The California Public Employees’ Retirement System announced on Feb. 13 that it had a lower return of about $900 million since September, when the fund reduced risk from the portfolio by selling some equities.
CalPERS Chief Investment Officer Ted Eliopoulos said during a board meeting that he wanted to “allay some of the anxiety and fears” by reminding the board that “our practice require us to take much longer periods of time into account.”
CalPERS decided in September to reduce some volatile stocks and private equity from its portfolio. Over the four months following until Dec. 31, the fund made more than $12 billion in net equity sales, according to fund documents. During that time, it experienced a lower return of approximately $900 million.

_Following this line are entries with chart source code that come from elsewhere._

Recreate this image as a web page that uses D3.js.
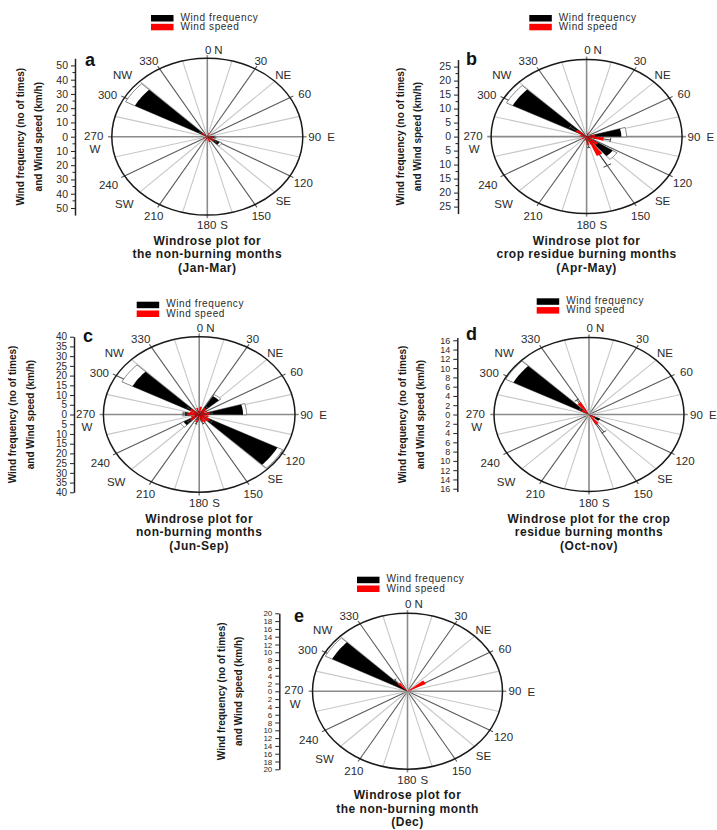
<!DOCTYPE html>
<html>
<head>
<meta charset="utf-8">
<script src="https://cdn.jsdelivr.net/npm/d3@7"></script>
<style>
body { margin: 0; background: #fff; }
svg text { font-family: "Liberation Sans", Arial, sans-serif; }
</style>
</head>
<body>
<svg id="chart" width="717" height="830"></svg>
<script>
// five wind roses, a to e. values

var letters = ["a", "b", "c", "d", "e"];

var subtitles = [
    ["Windrose plot for", "the non-burning months", "(Jan-Mar)"],
    ["Windrose plot for", "crop residue burning months", "(Apr-May)"],
    ["Windrose plot for", "non-burning months", "(Jun-Sep)"],
    ["Windrose plot for the crop", "residue burning months", "(Oct-nov)"],
    ["Windrose plot for", "the non-burning month", "(Dec)"]
];

var legendLabels = ["Wind frequency", "Wind speed"];
var axisTitle = ["Wind frequency (no of times)", "and Wind speed (km/h)"];

// radial value at the rim, tick step and highest tick label
var radialMax = [55, 27.5, 40, 16.6, 20];
var tickStep = [10, 5, 5, 2, 2];
var tickTop = [50, 25, 40, 16, 20];

// sector centres (degrees from north) per panel
var sectorDir = [
    [306, 126, 95, 160, 200, 250, 20],
    [306, 82, 100, 132, 150, 172, 200, 240, 280, 20],
    [306, 40, 82, 126, 160, 195, 232, 272, 345, 10, 60, 105, 145, 250, 285],
    [306, 325, 122, 145],
    [306, 318, 57, 80]
];
// wind frequency (no of times) and its spread
var freq = [
    [47, 8, 4, 2, 1.5, 1.5, 1.5],
    [24, 10, 3, 9, 3, 2, 1, 1, 1.5, 1],
    [31.4, 11, 18.3, 36.8, 3, 3, 7.5, 6, 2, 2, 2, 2, 2, 2, 2],
    [14.9, 0, 2.1, 0.6],
    [17.9, 0, 0, 0]
];
var freqSd = [
    [6, 1.5, 1, 0, 0, 0, 0],
    [2, 1.5, 0, 1.5, 0, 0, 0, 0, 0, 0],
    [5, 1, 1.5, 2.5, 1, 1, 1.5, 1, 0, 0, 0, 0, 0, 0, 0],
    [1.5, 0, 0, 0],
    [1.6, 0, 0, 0]
];
// wind speed (km/h) and its spread
var speed = [
    [4, 5, 3.5, 4, 3, 2.5, 2.5],
    [3.6, 2.5, 5, 4, 7.5, 3, 1.5, 1.5, 2, 1.5],
    [4.5, 4, 4.5, 5, 4, 4, 4.5, 5, 3.5, 4, 3.5, 4, 4.5, 3.5, 4],
    [1.5, 3, 1.2, 2.5],
    [0, 2.7, 4.3, 0.8]
];
var speedSd = [
    [1.5, 1.5, 1, 0, 0, 0, 0],
    [2.3, 0, 2, 0, 4.5, 1, 0, 0, 0, 0],
    [1.5, 1, 1, 1.5, 1, 1, 1.5, 1.5, 0, 0, 0, 0, 0, 0, 0],
    [0.5, 0.8, 0, 2.1],
    [0, 1.3, 0, 0]
];

var dirLabels = [
    {t: "330", dx: -58.5, dy: -71.7, a: "middle"},
    {t: "30", dx: 53.5, dy: -71.7, a: "middle"},
    {t: "NE", dx: 76, dy: -57.7, a: "middle"},
    {t: "60", dx: 97.4, dy: -38.4, a: "middle"},
    {t: "120", dx: 96, dy: 50, a: "middle"},
    {t: "SE", dx: 76, dy: 68.3, a: "middle"},
    {t: "150", dx: 54, dy: 83.3, a: "middle"},
    {t: "210", dx: -53.6, dy: 83.3, a: "middle"},
    {t: "SW", dx: -83, dy: 71.7, a: "middle"},
    {t: "240", dx: -98.8, dy: 52.7, a: "middle"},
    {t: "270", dx: -113.6, dy: 3, a: "middle"},
    {t: "W", dx: -112.3, dy: 16.5, a: "middle"},
    {t: "300", dx: -99.8, dy: -37.4, a: "middle"},
    {t: "NW", dx: -84.8, dy: -57.7, a: "middle"},
    {t: "0", dx: 4, dy: -83, a: "end"},
    {t: "N", dx: 7, dy: -83, a: "start"},
    {t: "90", dx: 101, dy: 4, a: "start"},
    {t: "E", dx: 120, dy: 4.5, a: "start"},
    {t: "180", dx: 9, dy: 92.7, a: "end"},
    {t: "S", dx: 13, dy: 92.7, a: "start"}
];

// layout of each panel
var geo = [
    {cx: 207.3, cy: 136.7, rx: 95.5, ry: 78.4, axisX: 75, letter: [85, 66], leg: [151, 15]},
    {cx: 586.6, cy: 136.6, rx: 95.5, ry: 77, axisX: 458, letter: [466, 65], leg: [529.3, 15]},
    {cx: 199.2, cy: 414.5, rx: 95.8, ry: 77.8, axisX: 74, letter: [83, 342], leg: [136.7, 301.7]},
    {cx: 589, cy: 414.5, rx: 95, ry: 77, axisX: 457.3, letter: [466, 340], leg: [536.7, 298.3]},
    {cx: 407.5, cy: 691.3, rx: 95, ry: 78, axisX: 279.3, letter: [294, 622], leg: [357, 576.7]}
];
var tickFont = ["10.5px", "10.5px", "10px", "9px", "8px"];

var svg = d3.select("#chart");
var txt = "#2b2b2b";

geo.forEach(function (g, i) {
    var r = d3.scaleLinear().domain([0, radialMax[i]]).range([0, 1]);
    var panel = svg.append("g");

    function pt(deg, v) {
        var t = deg * Math.PI / 180, k = r(v);
        return [g.cx + g.rx * k * Math.sin(t), g.cy - g.ry * k * Math.cos(t)];
    }
    function wedge(dir, v, w) {
        var pts = [[g.cx, g.cy]];
        for (var s = 0; s <= 10; s++) pts.push(pt(dir - w / 2 + w * s / 10, v));
        return d3.line()(pts) + "Z";
    }

    // spokes
    d3.range(0, 360, 15).forEach(function (a) {
        var main = a % 90 === 0, dark = a % 30 === 0;
        var end = pt(a, radialMax[i] * (dark ? 1.04 : 1));
        panel.append("line")
            .attr("x1", g.cx).attr("y1", g.cy)
            .attr("x2", end[0]).attr("y2", end[1])
            .attr("stroke", main ? "#8a8a8a" : (dark ? "#5a5a5a" : "#c8c8c8"))
            .attr("stroke-width", main ? 1.6 : 1.1);
    });

    panel.append("ellipse")
        .attr("cx", g.cx).attr("cy", g.cy)
        .attr("rx", g.rx).attr("ry", g.ry)
        .attr("fill", "none")
        .attr("stroke", "#1a1a1a")
        .attr("stroke-width", 1.5);

    var dirs = sectorDir[i];

    // frequency spread boxes, then frequency
    dirs.forEach(function (d, j) {
        if (freqSd[i][j] > 0) {
            panel.append("path")
                .attr("d", wedge(d, freq[i][j] + freqSd[i][j], 17))
                .attr("fill", "#fff")
                .attr("stroke", "#555")
                .attr("stroke-width", 0.7);
        }
    });
    dirs.forEach(function (d, j) {
        if (freq[i][j] > 0) {
            panel.append("path")
                .attr("d", wedge(d, freq[i][j], 17))
                .attr("fill", "#000");
        }
    });

    // speed and whiskers
    dirs.forEach(function (d, j) {
        if (speed[i][j] > 0) {
            panel.append("path")
                .attr("d", wedge(d, speed[i][j], 14))
                .attr("fill", "#ff0000");
        }
    });
    dirs.forEach(function (d, j) {
        if (speedSd[i][j] > 0) {
            var top = speed[i][j] + speedSd[i][j];
            var p0 = pt(d, speed[i][j]), p1 = pt(d, top);
            panel.append("line")
                .attr("x1", p0[0]).attr("y1", p0[1])
                .attr("x2", p1[0]).attr("y2", p1[1])
                .attr("stroke", "#444").attr("stroke-width", 1);
            var c0 = pt(d - 6, top), c1 = pt(d + 6, top);
            panel.append("line")
                .attr("x1", c0[0]).attr("y1", c0[1])
                .attr("x2", c1[0]).attr("y2", c1[1])
                .attr("stroke", "#444").attr("stroke-width", 1);
        }
    });

    // direction labels
    dirLabels.forEach(function (l) {
        panel.append("text")
            .attr("x", g.cx + l.dx).attr("y", g.cy + l.dy)
            .attr("text-anchor", l.a)
            .attr("font-size", "11.5px")
            .attr("fill", txt)
            .text(l.t);
    });

    // vertical value axis
    var y = d3.scaleLinear().domain([-radialMax[i], radialMax[i]]).range([g.cy + g.ry, g.cy - g.ry]);
    var step = tickStep[i], topT = tickTop[i];
    var axis = d3.axisLeft(y)
        .tickValues(d3.range(-topT, topT + step / 2, step))
        .tickFormat(function (d) { return Math.abs(d); })
        .tickSize(4).tickSizeOuter(0);
    var ax = panel.append("g")
        .attr("transform", "translate(" + g.axisX + ",0)")
        .call(axis);
    ax.select(".domain").attr("stroke", "#222").attr("stroke-width", 1.5);
    ax.selectAll(".tick line").attr("stroke", "#222");
    ax.selectAll(".tick text")
        .attr("fill", txt)
        .attr("font-size", tickFont[i])
        .attr("font-family", "Liberation Sans, Arial, sans-serif")
        .attr("x", -7);
    if (i < 2) {
        var minor = d3.range(-topT + step / 2, topT, step);
        ax.selectAll(".minor").data(minor).enter().append("line")
            .attr("x1", 0).attr("x2", -2.5)
            .attr("y1", function (d) { return y(d); })
            .attr("y2", function (d) { return y(d); })
            .attr("stroke", "#222");
    }

    // axis title
    axisTitle.forEach(function (t, k) {
        var tx = g.cx - 186.5 + k * 17.5;
        panel.append("text")
            .attr("transform", "translate(" + tx + "," + g.cy + ") rotate(-90)")
            .attr("text-anchor", "middle")
            .attr("dy", "0.35em")
            .attr("font-size", "10px")
            .attr("font-weight", "bold")
            .attr("fill", "#1a1a1a")
            .text(t);
    });

    // panel letter
    panel.append("text")
        .attr("x", g.letter[0]).attr("y", g.letter[1])
        .attr("font-size", "18px")
        .attr("font-weight", "bold")
        .attr("fill", "#111")
        .text(letters[i]);

    // legend
    ["#000", "#ff0000"].forEach(function (c, k) {
        panel.append("rect")
            .attr("x", g.leg[0]).attr("y", g.leg[1] + k * 8.8)
            .attr("width", 22.5).attr("height", 6.5)
            .attr("fill", c);
        panel.append("text")
            .attr("x", g.leg[0] + 29.5).attr("y", g.leg[1] + 5.5 + k * 9.6)
            .attr("font-size", "10px")
            .attr("letter-spacing", "0.6px")
            .attr("fill", txt)
            .text(legendLabels[k]);
    });

    // subtitle
    subtitles[i].forEach(function (t, k) {
        panel.append("text")
            .attr("x", g.cx).attr("y", g.cy + 108 + k * 13.5)
            .attr("text-anchor", "middle")
            .attr("font-size", "12px")
            .attr("font-weight", "bold")
            .attr("letter-spacing", "0.5px")
            .attr("fill", "#1a1a1a")
            .text(t);
    });
});
</script>
</body>
</html>
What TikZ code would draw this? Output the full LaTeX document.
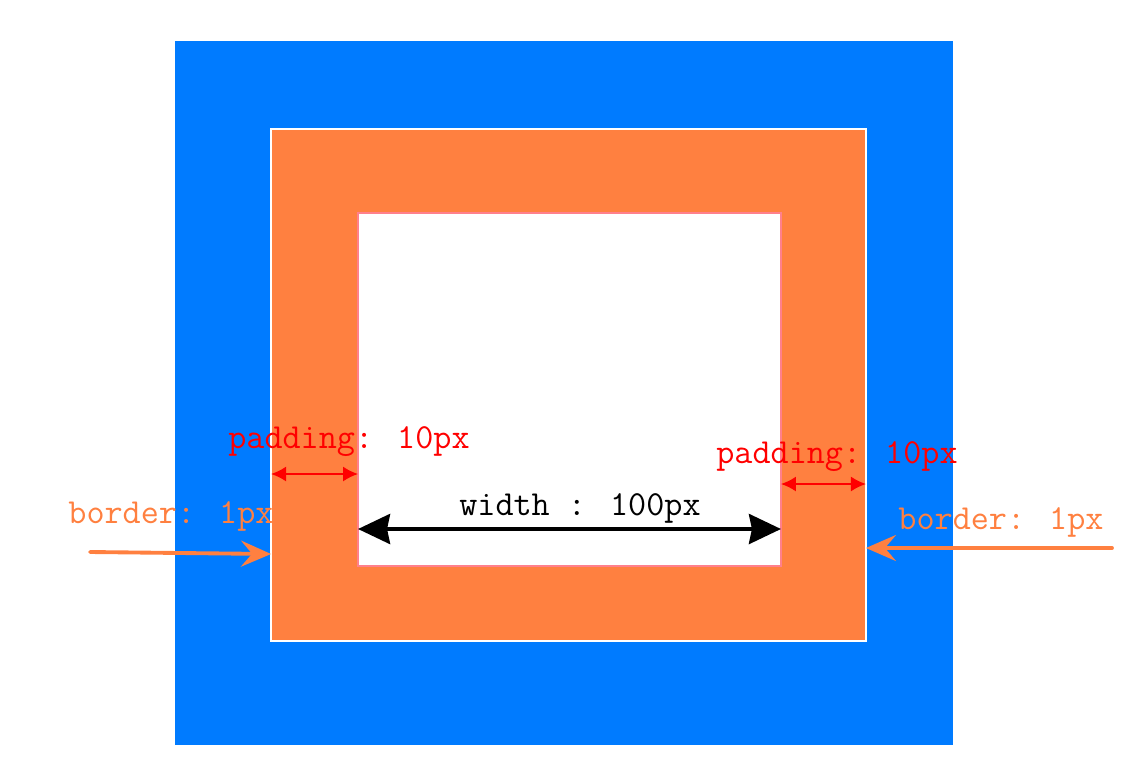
\documentclass[tikz,border=0pt]{standalone}
\usepackage{fontspec}
\usetikzlibrary{arrows.meta,positioning,calc}
\definecolor{marginblue}{RGB}{0,123,255}
\definecolor{padorange}{RGB}{255,128,64}
\definecolor{edgepink}{RGB}{255,128,140}

\begin{document}
\begin{tikzpicture}[
    x=0.02cm, y=-0.02cm,
    area/.style={rectangle, inner sep=0pt, outer sep=0pt},
    label/.style={font=\ttfamily\fontsize{20}{22}\selectfont, inner sep=0pt},
    padarr/.style={{Latex[length=3mm,width=3mm]}-{Latex[length=3mm,width=3mm]}, red, line width=1pt},
    widtharr/.style={{Stealth[length=6.4mm,width=6mm,inset=0.6mm]}-{Stealth[length=6.4mm,width=6mm,inset=0.6mm]}, black, line width=2.2pt},
    borderarr/.style={-{Stealth[length=6mm,width=5.2mm,inset=2.2mm]}, padorange, line width=2.2pt, line cap=round},
]
\useasboundingbox (0,0) rectangle (1126,768);

% Nested boxes
\node[area, fill=marginblue, minimum width=15.56cm, minimum height=14.08cm] (margin) at (564,393) {};
\node[area, fill=padorange, draw=white, line width=1.2pt, minimum width=11.9cm, minimum height=10.24cm] (border) at (568.5,385) {};
\node[area, fill=white, draw=edgepink, line width=0.8pt, minimum width=8.46cm, minimum height=7.06cm] (content) at (569.5,389.5) {};

% Labels
\node[label, red] (padL) at (349,442) {padding: 10px};
\node[label, red] (padR) at (837,457) {padding: 10px};
\node[label, black] (width) at (580,508) {width : 100px};
\node[label, padorange] (bordL) at (171,516) {border: 1px};
\node[label, padorange] (bordR) at (1001,522) {border: 1px};

% Arrow ends
\coordinate (startL) at (90,552);
\coordinate (startR) at (1112,548);

% Arrows
\draw[padarr] (border.west |- 0,474) -- (content.west |- 0,474);
\draw[padarr] (content.east |- 0,484) -- (border.east |- 0,484);
\draw[widtharr] (content.west |- 0,529) -- (content.east |- 0,529);
\draw[borderarr] (startL) -- (border.west |- 0,554);
\draw[borderarr] (startR) -- (border.east |- 0,548);

\end{tikzpicture}
\end{document}
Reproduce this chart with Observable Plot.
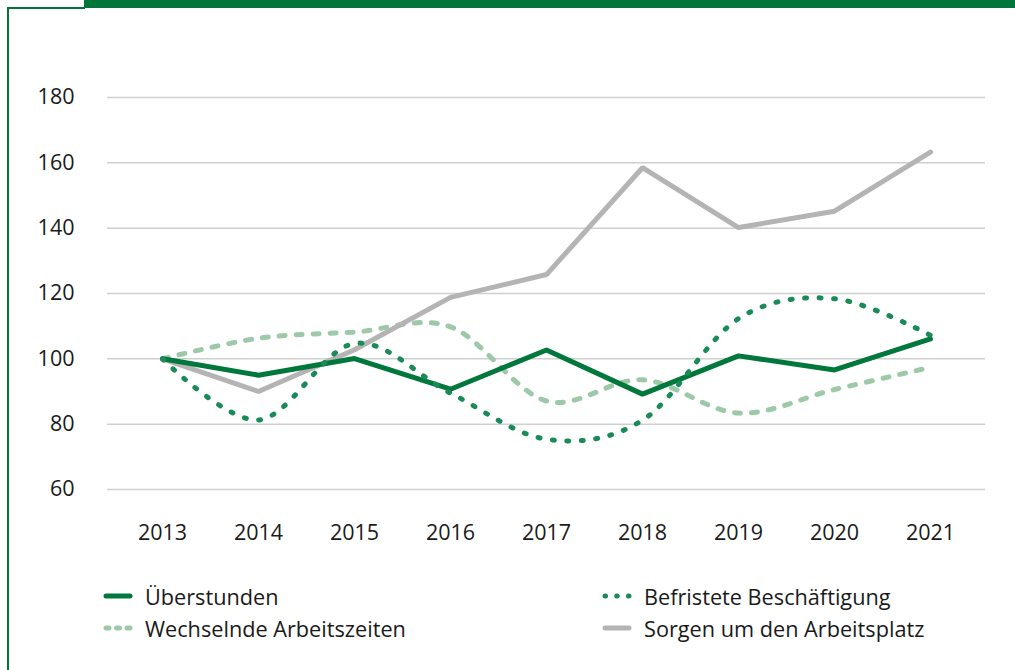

The nation’s largest public pension fund hopes to avoid another calamity like the one it experienced during the 2008 recession, when its funding status dropped to 61 percent from 100 percent. Today, the funding status is 63 percent.
CalPERS Board Member Theresa Taylor said, “I know we are risk adverse.” But she urged the fund to also consider its options “to not be leaving money on the table.”
CalPERS expects a 5.8 percent annual investment return under its new portfolio asset allocation, significantly lower than the fund’s assumed rate of return of 7 percent by 2020.
The fund plans to make up for lower returns expected in the coming decade over the next 30 years or more.